The method then asks whether the system is aligned with reality. Natural law is treated as structure: what holds together, what fails under pressure, and what consequences follow when a system moves out of alignment with truth, proportion, order, or living reality.
Finally, the method tests for coherence. A true explanation tends to organize the facts. A false explanation usually requires omission, contradiction, narrowing, or continual repair. Where public explanations do not cohere with observable outcomes, the inquiry asks what structure better explains the pattern.
Strategic Intent Analysis compares:
- observed facts
- repeated outcomes
- stated purpose
- incentives
- constraints
- protected behavior
- public explanations
- long-term direction
- structural coherence
The method does not require certainty about private motive. It works from observable behavior.

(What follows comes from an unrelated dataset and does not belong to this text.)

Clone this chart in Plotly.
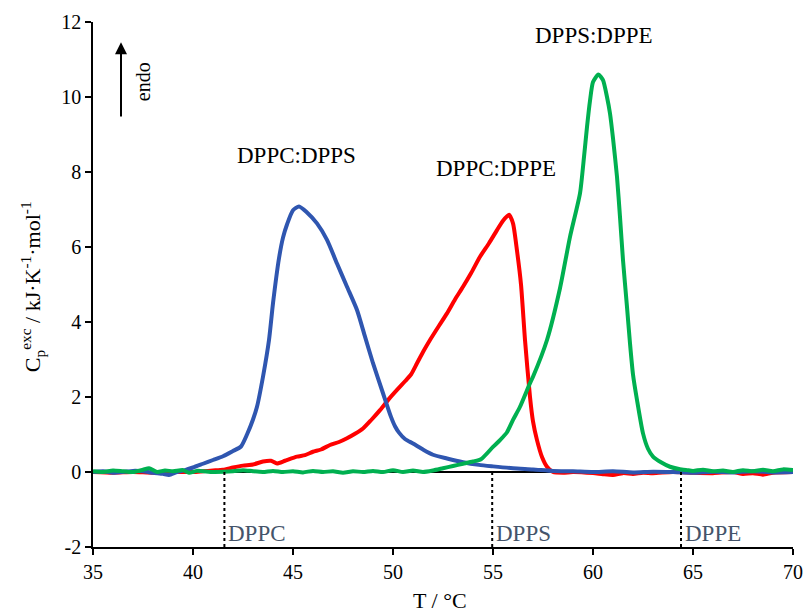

When different actors, agencies, markets, technologies, narratives, or institutions repeatedly move in the same direction, the convergence itself becomes evidence.
Strategic Intent Analysis can be applied to natural systems, legal systems, political systems, financial systems, technological systems, intelligence structures, public narratives, symbolic systems, and institutional behavior.
The purpose is disciplined observation: to identify recurring structures, test explanations against reality, and describe clearly how systems actually function.